Dataset section:
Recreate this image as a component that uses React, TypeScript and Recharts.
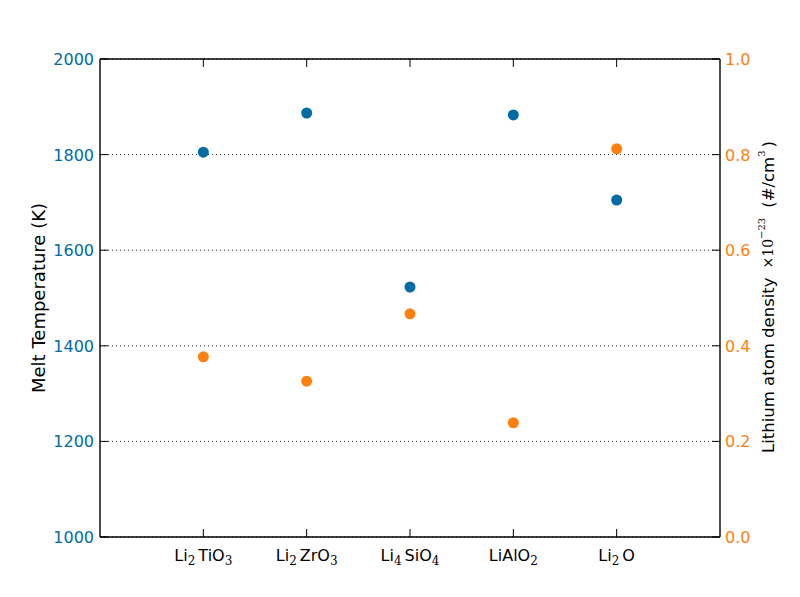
import { ScatterChart, Scatter, XAxis, YAxis, CartesianGrid, Label } from 'recharts';

// compounds (digits are drawn as subscripts)
const compounds = ['Li2TiO3', 'Li2ZrO3', 'Li4SiO4', 'LiAlO2', 'Li2O'];
// melt temperature (K), left axis
const meltTemps = [1805, 1887, 1523, 1883, 1705];
// lithium atom density (x10^-23 #/cm^3), right axis
const densities = [0.377, 0.326, 0.467, 0.239, 0.812];

const xTicks = [1, 2, 3, 4, 5];
const leftTicks = [1000, 1200, 1400, 1600, 1800, 2000];
const rightTicks = [0.0, 0.2, 0.4, 0.6, 0.8, 1.0];

const BLUE = '#006ba4';
const ORANGE = '#ff800e';
const FONT = '"DejaVu Sans", sans-serif';
const MATH = '"DejaVu Serif", serif';

const meltData = compounds.map((c, i) => ({ x: i + 1, melt: meltTemps[i] }));
const densityData = compounds.map((c, i) => ({ x: i + 1, density: densities[i] }));

function renderFormula(formula: string) {
  const parts = formula.match(/[A-Za-z]+|\d+/g) || [];
  const out: any[] = [];
  let sub = false;
  parts.forEach((p, i) => {
    if (/\d/.test(p)) {
      out.push(
        <tspan key={i} dy={4} fontSize={12} fontFamily={MATH}>{p}</tspan>
      );
      sub = true;
    } else {
      out.push(
        <tspan key={i} dy={sub ? -4 : 0} dx={sub ? 3 : 0}>{p}</tspan>
      );
      sub = false;
    }
  });
  return out;
}

function BottomTick({ x, y, payload }: any) {
  return (
    <g>
      <line x1={x} y1={y} x2={x} y2={y - 8} stroke="#000" strokeWidth={1} />
      <text x={x} y={y + 24} textAnchor="middle" fontSize={16} fontFamily={FONT} fill="#000">
        {renderFormula(compounds[payload.value - 1])}
      </text>
    </g>
  );
}

function TopTick({ x, y }: any) {
  return <line x1={x} y1={y} x2={x} y2={y + 8} stroke="#000" strokeWidth={1} />;
}

function LeftTick({ x, y, payload }: any) {
  return (
    <g>
      <line x1={x} y1={y} x2={x + 8} y2={y} stroke="#000" strokeWidth={1} />
      <text x={x - 6} y={y + 6} textAnchor="end" fontSize={16} fontFamily={FONT} fill={BLUE}>
        {payload.value}
      </text>
    </g>
  );
}

function RightTick({ x, y, payload }: any) {
  return (
    <g>
      <line x1={x} y1={y} x2={x - 8} y2={y} stroke="#000" strokeWidth={1} />
      <text x={x + 5} y={y + 6} textAnchor="start" fontSize={16} fontFamily={FONT} fill={ORANGE}>
        {Number(payload.value).toFixed(1)}
      </text>
    </g>
  );
}

function LeftTitle({ viewBox }: any) {
  const cx = viewBox.x + 38;
  const cy = viewBox.y + viewBox.height / 2;
  return (
    <text x={cx} y={cy} transform={`rotate(-90, ${cx}, ${cy})`} textAnchor="middle"
      dominantBaseline="central" fontSize={18} fontFamily={FONT} fill="#000">
      Melt Temperature (K)
    </text>
  );
}

function RightTitle({ viewBox }: any) {
  const cx = viewBox.x + 48;
  const cy = viewBox.y + viewBox.height / 2 - 1;
  return (
    <text x={cx} y={cy} transform={`rotate(-90, ${cx}, ${cy})`} textAnchor="middle"
      dominantBaseline="central" fontSize={16.5} fontFamily={FONT} fill="#000">
      <tspan>Lithium atom density</tspan>
      <tspan dx={9} fontFamily={MATH} fontSize={14}>×10</tspan>
      <tspan fontFamily={MATH} fontSize={10} dy={-7}>−23</tspan>
      <tspan dx={10} dy={7}>(#/cm</tspan>
      <tspan fontFamily={MATH} fontSize={10} dy={-7}>3</tspan>
      <tspan dx={3} dy={7}>)</tspan>
    </text>
  );
}

function Dot({ cx, cy, fill }: any) {
  return <circle cx={cx} cy={cy} r={5.5} fill={fill} />;
}

export default function App() {
  return (
    <div style={{ position: 'absolute', left: 0, top: 0, background: '#fff' }}>
      <ScatterChart width={800} height={597} margin={{ top: 58, right: 0, bottom: 0, left: 0 }}>
        <CartesianGrid
          xAxisId="bottom"
          yAxisId="left"
          vertical={false}
          stroke="#000"
          strokeWidth={0.8}
          strokeDasharray="1 3"
        />
        <XAxis
          xAxisId="bottom"
          dataKey="x"
          type="number"
          domain={[0, 6]}
          ticks={xTicks}
          height={60}
          stroke="#000"
          strokeWidth={1.4}
          tickSize={0}
          tickMargin={0}
          tick={<BottomTick />}
          interval={0}
        />
        <XAxis
          xAxisId="top"
          orientation="top"
          dataKey="x"
          type="number"
          domain={[0, 6]}
          ticks={xTicks}
          height={1}
          stroke="#000"
          strokeWidth={1.4}
          tickSize={0}
          tickMargin={0}
          tick={<TopTick />}
          interval={0}
        />
        <YAxis
          yAxisId="left"
          dataKey="melt"
          type="number"
          domain={[1000, 2000]}
          ticks={leftTicks}
          width={100}
          stroke="#000"
          strokeWidth={1.4}
          tickSize={0}
          tickMargin={0}
          tick={<LeftTick />}
          interval={0}
        >
          <Label content={<LeftTitle />} />
        </YAxis>
        <YAxis
          yAxisId="right"
          dataKey="density"
          orientation="right"
          type="number"
          domain={[0, 1]}
          ticks={rightTicks}
          width={80}
          stroke="#000"
          strokeWidth={1.4}
          tickSize={0}
          tickMargin={0}
          tick={<RightTick />}
          interval={0}
        >
          <Label content={<RightTitle />} />
        </YAxis>
        <Scatter
          data={meltData}
          xAxisId="bottom"
          yAxisId="left"
          fill={BLUE}
          shape={<Dot />}
          isAnimationActive={false}
        />
        <Scatter
          data={densityData}
          xAxisId="top"
          yAxisId="right"
          fill={ORANGE}
          shape={<Dot />}
          isAnimationActive={false}
        />
      </ScatterChart>
    </div>
  );
}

What to work on:
Reproduce every line above as written, skipping pictures.

Output of the exercise:
Recreate this image as a component that uses React, TypeScript and Recharts.
import { ScatterChart, Scatter, XAxis, YAxis, CartesianGrid, Label } from 'recharts';

// compounds (digits are drawn as subscripts)
const compounds = ['Li2TiO3', 'Li2ZrO3', 'Li4SiO4', 'LiAlO2', 'Li2O'];
// melt temperature (K), left axis
const meltTemps = [1805, 1887, 1523, 1883, 1705];
// lithium atom density (x10^-23 #/cm^3), right axis
const densities = [0.377, 0.326, 0.467, 0.239, 0.812];

const xTicks = [1, 2, 3, 4, 5];
const leftTicks = [1000, 1200, 1400, 1600, 1800, 2000];
const rightTicks = [0.0, 0.2, 0.4, 0.6, 0.8, 1.0];

const BLUE = '#006ba4';
const ORANGE = '#ff800e';
const FONT = '"DejaVu Sans", sans-serif';
const MATH = '"DejaVu Serif", serif';

const meltData = compounds.map((c, i) => ({ x: i + 1, melt: meltTemps[i] }));
const densityData = compounds.map((c, i) => ({ x: i + 1, density: densities[i] }));

function renderFormula(formula: string) {
  const parts = formula.match(/[A-Za-z]+|\d+/g) || [];
  const out: any[] = [];
  let sub = false;
  parts.forEach((p, i) => {
    if (/\d/.test(p)) {
      out.push(
        <tspan key={i} dy={4} fontSize={12} fontFamily={MATH}>{p}</tspan>
      );
      sub = true;
    } else {
      out.push(
        <tspan key={i} dy={sub ? -4 : 0} dx={sub ? 3 : 0}>{p}</tspan>
      );
      sub = false;
    }
  });
  return out;
}

function BottomTick({ x, y, payload }: any) {
  return (
    <g>
      <line x1={x} y1={y} x2={x} y2={y - 8} stroke="#000" strokeWidth={1} />
      <text x={x} y={y + 24} textAnchor="middle" fontSize={16} fontFamily={FONT} fill="#000">
        {renderFormula(compounds[payload.value - 1])}
      </text>
    </g>
  );
}

function TopTick({ x, y }: any) {
  return <line x1={x} y1={y} x2={x} y2={y + 8} stroke="#000" strokeWidth={1} />;
}

function LeftTick({ x, y, payload }: any) {
  return (
    <g>
      <line x1={x} y1={y} x2={x + 8} y2={y} stroke="#000" strokeWidth={1} />
      <text x={x - 6} y={y + 6} textAnchor="end" fontSize={16} fontFamily={FONT} fill={BLUE}>
        {payload.value}
      </text>
    </g>
  );
}

function RightTick({ x, y, payload }: any) {
  return (
    <g>
      <line x1={x} y1={y} x2={x - 8} y2={y} stroke="#000" strokeWidth={1} />
      <text x={x + 5} y={y + 6} textAnchor="start" fontSize={16} fontFamily={FONT} fill={ORANGE}>
        {Number(payload.value).toFixed(1)}
      </text>
    </g>
  );
}

function LeftTitle({ viewBox }: any) {
  const cx = viewBox.x + 38;
  const cy = viewBox.y + viewBox.height / 2;
  return (
    <text x={cx} y={cy} transform={`rotate(-90, ${cx}, ${cy})`} textAnchor="middle"
      dominantBaseline="central" fontSize={18} fontFamily={FONT} fill="#000">
      Melt Temperature (K)
    </text>
  );
}

function RightTitle({ viewBox }: any) {
  const cx = viewBox.x + 48;
  const cy = viewBox.y + viewBox.height / 2 - 1;
  return (
    <text x={cx} y={cy} transform={`rotate(-90, ${cx}, ${cy})`} textAnchor="middle"
      dominantBaseline="central" fontSize={16.5} fontFamily={FONT} fill="#000">
      <tspan>Lithium atom density</tspan>
      <tspan dx={9} fontFamily={MATH} fontSize={14}>×10</tspan>
      <tspan fontFamily={MATH} fontSize={10} dy={-7}>−23</tspan>
      <tspan dx={10} dy={7}>(#/cm</tspan>
      <tspan fontFamily={MATH} fontSize={10} dy={-7}>3</tspan>
      <tspan dx={3} dy={7}>)</tspan>
    </text>
  );
}

function Dot({ cx, cy, fill }: any) {
  return <circle cx={cx} cy={cy} r={5.5} fill={fill} />;
}

export default function App() {
  return (
    <div style={{ position: 'absolute', left: 0, top: 0, background: '#fff' }}>
      <ScatterChart width={800} height={597} margin={{ top: 58, right: 0, bottom: 0, left: 0 }}>
        <CartesianGrid
          xAxisId="bottom"
          yAxisId="left"
          vertical={false}
          stroke="#000"
          strokeWidth={0.8}
          strokeDasharray="1 3"
        />
        <XAxis
          xAxisId="bottom"
          dataKey="x"
          type="number"
          domain={[0, 6]}
          ticks={xTicks}
          height={60}
          stroke="#000"
          strokeWidth={1.4}
          tickSize={0}
          tickMargin={0}
          tick={<BottomTick />}
          interval={0}
        />
        <XAxis
          xAxisId="top"
          orientation="top"
          dataKey="x"
          type="number"
          domain={[0, 6]}
          ticks={xTicks}
          height={1}
          stroke="#000"
          strokeWidth={1.4}
          tickSize={0}
          tickMargin={0}
          tick={<TopTick />}
          interval={0}
        />
        <YAxis
          yAxisId="left"
          dataKey="melt"
          type="number"
          domain={[1000, 2000]}
          ticks={leftTicks}
          width={100}
          stroke="#000"
          strokeWidth={1.4}
          tickSize={0}
          tickMargin={0}
          tick={<LeftTick />}
          interval={0}
        >
          <Label content={<LeftTitle />} />
        </YAxis>
        <YAxis
          yAxisId="right"
          dataKey="density"
          orientation="right"
          type="number"
          domain={[0, 1]}
          ticks={rightTicks}
          width={80}
          stroke="#000"
          strokeWidth={1.4}
          tickSize={0}
          tickMargin={0}
          tick={<RightTick />}
          interval={0}
        >
          <Label content={<RightTitle />} />
        </YAxis>
        <Scatter
          data={meltData}
          xAxisId="bottom"
          yAxisId="left"
          fill={BLUE}
          shape={<Dot />}
          isAnimationActive={false}
        />
        <Scatter
          data={densityData}
          xAxisId="top"
          yAxisId="right"
          fill={ORANGE}
          shape={<Dot />}
          isAnimationActive={false}
        />
      </ScatterChart>
    </div>
  );
}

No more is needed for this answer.